Der Kläger rügt, dass es die Vorinstanzen unterlassen hätten, Feststellungen darüber zu treffen, welchen Einfluss die Gestaltung der Leistenrückseite auf die "Neuheit" habe. Die vom Berufungsgericht nicht beanstandete Rechtsansicht des Erstgerichts, dass es sich bei den Rückseiten der Muster um unsichtbare und damit unbeachtliche Teile handle, sei verfehlt.
Das Berufungsgericht hatte sich mit der damit angesprochenen Frage, ob bei einer Auslegung des Neuheitserfordernisses im Sinne der Richtlinie 98/71/EG des Europäischen Parlaments und Rates vom 13. 10. 1998 über den rechtlichen Schutz von Mustern und Modellen auch die - nach dem Einbau der Leisten - nicht sichtbare Gestaltung der Leistenrückseite zu berücksichtigen ist, nicht weiter auseinanderzusetzen, weil nach dem festgestellten Sachverhalt den einschlägigen Fachkreisen (und sogar auch dem Kläger) die Gestaltung der Leisten zur Gänze und damit auch die der Rückseite der verschiedenen Leisten von Mitbewerbern vor dem Prioritätszeitpunkt bekannt war.
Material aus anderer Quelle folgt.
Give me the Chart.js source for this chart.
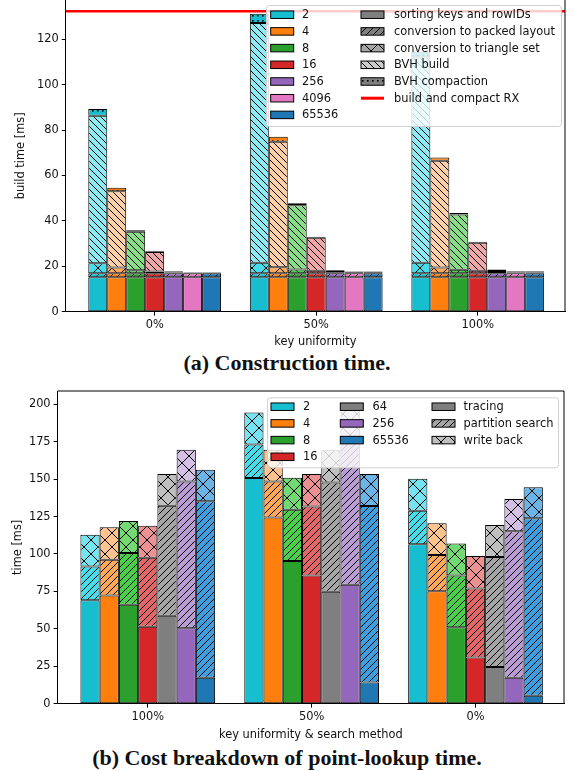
<!DOCTYPE html>
<html>
<head>
<meta charset="utf-8">
<script src="https://cdn.jsdelivr.net/npm/chart.js@4.4.1/dist/chart.umd.min.js"></script>
<style>
  html, body { margin: 0; padding: 0; background: #fff; }
  body { width: 574px; height: 771px; position: relative; overflow: hidden; }
  canvas { position: absolute; left: 0; }
  #chartA { top: -12px; }
  #chartB { top: 379px; }
  .caption { position: absolute; left: 0; width: 574px; text-align: center; font: bold 22px 'Liberation Serif', serif; color: #111; line-height: 24px; }
</style>
</head>
<body>
<canvas id="chartA" width="574" height="361"></canvas>
<div class="caption" style="top: 351px;">(a) Construction time.</div>
<canvas id="chartB" width="574" height="363"></canvas>
<div class="caption" style="top: 746px;">(b) Cost breakdown of point-lookup time.</div>
<script>
// (a) construction time, one row per key count, columns = 0%, 50%, 100% uniformity
const groupsA = ['0%', '50%', '100%'];
const keysA = ['2', '4', '8', '16', '256', '4096', '65536'];
const sorting = [
  [15.2, 15.2, 15.2], [15.2, 15.2, 15.2], [15.2, 15.2, 15.2], [15.2, 15.2, 15.2],
  [15.2, 15.2, 15.2], [15.2, 15.2, 15.2], [15.2, 15.2, 15.2],
];
const packed = [
  [1.7, 1.7, 1.7], [1.7, 1.7, 1.7], [1.7, 1.7, 1.7], [1.7, 1.7, 1.7],
  [1.7, 1.7, 1.7], [1.7, 1.7, 1.7], [1.7, 1.7, 1.7],
];
const triangles = [
  [4.4, 4.6, 4.6], [2.5, 2.7, 2.6], [1.3, 1.7, 1.6], [0.8, 1.1, 1.1],
  [0.3, 0.5, 0.6], [0.1, 0.2, 0.3], [0.1, 0.2, 0.3],
];
const bvhBuild = [
  [65.0, 105.7, 90.5], [33.6, 55.3, 47.0], [17.0, 28.3, 24.3], [8.6, 14.6, 12.4],
  [0.5, 0.8, 0.9], [0.2, 0.4, 0.5], [0.2, 0.4, 0.5],
];
const compaction = [
  [3.0, 4.0, 2.5], [1.6, 2.2, 1.4], [0.7, 0.9, 0.7], [0.3, 0.4, 0.4],
  [0.2, 0.2, 0.2], [0.1, 0.2, 0.2], [0.1, 0.2, 0.2],
];
const rxBuild = 132.3;

// (b) point lookups, columns = 100%, 50%, 0% uniformity
const groupsB = ['100%', '50%', '0%'];
const keysB = ['2', '4', '8', '16', '64', '256', '65536'];
const tracing = [
  [69.1, 150.7, 106.5], [72.2, 124.4, 75.1], [66.1, 95.3, 51.1], [51.3, 85.6, 30.9],
  [58.7, 74.7, 24.4], [50.4, 79.4, 17.3], [17.3, 14.1, 5.2],
];
const partition = [
  [22.6, 22.4, 22.4], [24.0, 24.0, 24.2], [34.6, 34.3, 34.5], [46.2, 46.2, 46.0],
  [73.6, 73.1, 73.6], [98.0, 97.5, 97.9], [117.9, 118.0, 118.6],
];
const writeBack = [
  [21.1, 21.5, 21.3], [21.7, 21.3, 21.3], [21.3, 21.3, 21.4], [21.3, 21.6, 21.8],
  [21.1, 21.5, 21.3], [21.3, 21.0, 21.6], [21.1, 21.3, 20.8],
];

const colorsA = ['#17becf', '#ff7f0e', '#2ca02c', '#d62728', '#9467bd', '#e377c2', '#1f77b4'];
const colorsB = ['#17becf', '#ff7f0e', '#2ca02c', '#d62728', '#7f7f7f', '#9467bd', '#1f77b4'];
const GRAY = '#7f7f7f';
const TEXT = '#111';
const FONT = 11.4;

Chart.defaults.font.family = "'DejaVu Sans', sans-serif";
Chart.defaults.font.size = FONT;
Chart.defaults.color = TEXT;

function lighten(hex, dl) {
  const n = parseInt(hex.slice(1), 16);
  const r = (n >> 16 & 255) / 255, g = (n >> 8 & 255) / 255, b = (n & 255) / 255;
  const mx = Math.max(r, g, b), mn = Math.min(r, g, b);
  let h = 0, s = 0;
  const l = (mx + mn) / 2;
  if (mx !== mn) {
    const d = mx - mn;
    s = l > 0.5 ? d / (2 - mx - mn) : d / (mx + mn);
    if (mx === r) h = (g - b) / d + (g < b ? 6 : 0);
    else if (mx === g) h = (b - r) / d + 2;
    else h = (r - g) / d + 4;
    h /= 6;
  }
  return `hsl(${h * 360}, ${s * 100}%, ${Math.min(1, l + dl) * 100}%)`;
}

// matplotlib-like hatch fills
function hatch(color, kind) {
  if (!kind) return color;
  const s = kind === 'x' ? 14 : (kind === '.' ? 5 : 7);
  const c = document.createElement('canvas');
  c.width = s; c.height = s;
  const g = c.getContext('2d');
  g.fillStyle = color;
  g.fillRect(0, 0, s, s);
  g.strokeStyle = '#000';
  g.lineWidth = 1;
  g.beginPath();
  if (kind === '/' || kind === 'x') {
    g.moveTo(0, s); g.lineTo(s, 0);
    g.moveTo(-1, 1); g.lineTo(1, -1);
    g.moveTo(s - 1, s + 1); g.lineTo(s + 1, s - 1);
  }
  if (kind === '\\' || kind === 'x') {
    g.moveTo(0, 0); g.lineTo(s, s);
    g.moveTo(-1, s - 1); g.lineTo(1, s + 1);
    g.moveTo(s - 1, -1); g.lineTo(s + 1, 1);
  }
  g.stroke();
  if (kind === '.') {
    g.fillStyle = '#000';
    g.fillRect(2, 2, 1.6, 1.6);
  }
  return g.createPattern(c, 'repeat');
}

const segA = [
  { name: 'sorting keys and rowIDs', vals: sorting, light: 0, kind: null },
  { name: 'conversion to packed layout', vals: packed, light: 0, kind: '/' },
  { name: 'conversion to triangle set', vals: triangles, light: 0.15, kind: 'x' },
  { name: 'BVH build', vals: bvhBuild, light: 0.3, kind: '\\' },
  { name: 'BVH compaction', vals: compaction, light: 0, kind: '.' },
];
const segB = [
  { name: 'tracing', vals: tracing, light: 0, kind: null },
  { name: 'partition search', vals: partition, light: 0.15, kind: '/' },
  { name: 'write back', vals: writeBack, light: 0.25, kind: 'x' },
];

function buildDatasets(keys, colors, segs) {
  const out = [];
  keys.forEach((k, ki) => {
    segs.forEach((seg) => {
      out.push({
        label: `${k} ${seg.name}`,
        data: seg.vals[ki],
        stack: k,
        backgroundColor: hatch(lighten(colors[ki], seg.light), seg.kind),
        borderColor: '#000',
        borderWidth: 1,
        borderSkipped: false,
        categoryPercentage: 0.822,
        barPercentage: 1,
      });
    });
  });
  return out;
}

function drawLegend(chart, spec) {
  const { ctx, chartArea } = chart;
  const x0 = chartArea.right - spec.right - spec.width;
  const y0 = chartArea.top + spec.top;
  ctx.save();
  ctx.beginPath();
  ctx.roundRect(x0 + 0.5, y0 + 0.5, spec.width, spec.height, 3);
  ctx.fillStyle = 'rgba(255,255,255,0.8)';
  ctx.fill();
  ctx.strokeStyle = '#d0d0d0';
  ctx.lineWidth = 1;
  ctx.stroke();
  ctx.font = `${FONT}px 'DejaVu Sans', sans-serif`;
  ctx.textBaseline = 'middle';
  spec.items.forEach((it) => {
    const px = x0 + spec.cols[it.col][0];
    const tx = x0 + spec.cols[it.col][1];
    const cy = y0 + spec.first + it.row * spec.step;
    if (it.line) {
      ctx.strokeStyle = it.line;
      ctx.lineWidth = 3;
      ctx.beginPath();
      ctx.moveTo(px, cy); ctx.lineTo(px + 23, cy);
      ctx.stroke();
    } else {
      ctx.fillStyle = it.fill;
      ctx.fillRect(px, cy - 3.75, 23, 7.5);
      ctx.strokeStyle = '#000';
      ctx.lineWidth = 1;
      ctx.strokeRect(px, cy - 3.75, 23, 7.5);
    }
    ctx.fillStyle = TEXT;
    ctx.fillText(it.text, tx, cy + 0.5);
  });
  ctx.restore();
}

const frame = {
  id: 'frame',
  afterDatasetsDraw(chart, args, opts) {
    const { ctx, chartArea, scales } = chart;
    ctx.save();
    if (opts.hline !== undefined) {
      const y = scales.y.getPixelForValue(opts.hline);
      ctx.strokeStyle = '#ff0000';
      ctx.lineWidth = 2.5;
      ctx.beginPath();
      ctx.moveTo(chartArea.left, y); ctx.lineTo(chartArea.right, y);
      ctx.stroke();
    }
    ctx.strokeStyle = '#000';
    ctx.lineWidth = 1;
    ctx.beginPath();
    ctx.moveTo(chartArea.right, chartArea.bottom);
    ctx.lineTo(chartArea.right, chartArea.top);
    if (opts.top) ctx.lineTo(chartArea.left, chartArea.top);
    ctx.stroke();
    ctx.restore();
  },
  afterDraw(chart, args, opts) {
    drawLegend(chart, opts.legend);
  },
};

function makeOptions(groups, yMax, step, yTitle, xTitle, pad, yTitlePad, xTitlePad, frameOpts) {
  return {
    responsive: false,
    animation: false,
    layout: { padding: pad },
    plugins: { legend: { display: false }, tooltip: { enabled: false }, frame: frameOpts },
    scales: {
      x: {
        type: 'linear',
        offset: false,
        min: -0.55,
        max: 2.54,
        afterBuildTicks: (axis) => { axis.ticks = groups.map((g, i) => ({ value: i })); },
        ticks: { callback: (v) => groups[v], padding: 3, maxRotation: 0, autoSkip: false },
        grid: { offset: false, drawOnChartArea: false, tickLength: 4, color: '#000' },
        border: { color: '#000', width: 1 },
        title: { display: true, text: xTitle, padding: xTitlePad },
      },
      y: {
        stacked: true,
        min: 0,
        max: yMax,
        ticks: { stepSize: step, includeBounds: false, padding: 3 },
        grid: { drawOnChartArea: false, tickLength: 4, color: '#000' },
        border: { color: '#000', width: 1 },
        title: { display: true, text: yTitle, padding: yTitlePad },
      },
    },
  };
}

const legendA = {
  right: 4, top: 5, width: 295, height: 121, first: 9.7, step: 16.7,
  cols: [[4.7, 36], [95, 128]],
  items: [
    ...keysA.map((k, i) => ({ col: 0, row: i, text: k, fill: colorsA[i] })),
    ...segA.map((s, i) => ({ col: 1, row: i, text: s.name, fill: hatch(lighten(GRAY, s.light), s.kind) })),
    { col: 1, row: 5, text: 'build and compact RX', line: '#ff0000' },
  ],
};
const legendB = {
  right: 6, top: 6.3, width: 291, height: 70, first: 9.4, step: 16.7,
  cols: [[4, 36], [73.3, 105.6], [165, 196.6]],
  items: [
    ...keysB.map((k, i) => ({ col: Math.floor(i / 4), row: i % 4, text: k, fill: colorsB[i] })),
    ...segB.map((s, i) => ({ col: 2, row: i, text: s.name, fill: hatch(lighten(GRAY, s.light), s.kind) })),
  ],
};

new Chart(document.getElementById('chartA'), {
  type: 'bar',
  data: { labels: groupsA.map((g, i) => i), datasets: buildDatasets(keysA, colorsA, segA) },
  options: makeOptions(groupsA, 137.3, 20, 'build time [ms]', 'key uniformity',
    { left: 9.9, right: 9, top: 12, bottom: 0 },
    { top: 4, bottom: 6.5 }, { top: 0, bottom: 0 },
    { hline: rxBuild, top: false, legend: legendA }),
  plugins: [frame],
});

new Chart(document.getElementById('chartB'), {
  type: 'bar',
  data: { labels: groupsB.map((g, i) => i), datasets: buildDatasets(keysB, colorsB, segB) },
  options: makeOptions(groupsB, 208.9, 25, 'time [ms]', 'key uniformity & search method',
    { left: 7.5, right: 10, top: 12, bottom: 0 },
    { top: 4, bottom: 0.7 }, { top: 1, bottom: 0 },
    { top: true, legend: legendB }),
  plugins: [frame],
});
</script>
</body>
</html>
Die Neuheit der Muster ist daher unabhängig davon zu verneinen, ob die Gestaltung der Leistenrückseite im Sinne von Erwägungsgrund 12 der Richtlinie 98/71/EG als schutzunfähig zu werten und damit bei der Beurteilung der Neuheit nicht zu beachten wäre. Die Revision war als unzulässig zurückzuweisen.
Die Kostenentscheidung beruht auf §§ 41, 50 ZPO. Die Beklagte hat auf die Unzulässigkeit des Rechtsmittels des Klägers hingewiesen; ihre Revisionsbeantwortung war daher zur zweckentsprechenden Rechtsverteidigung notwendig.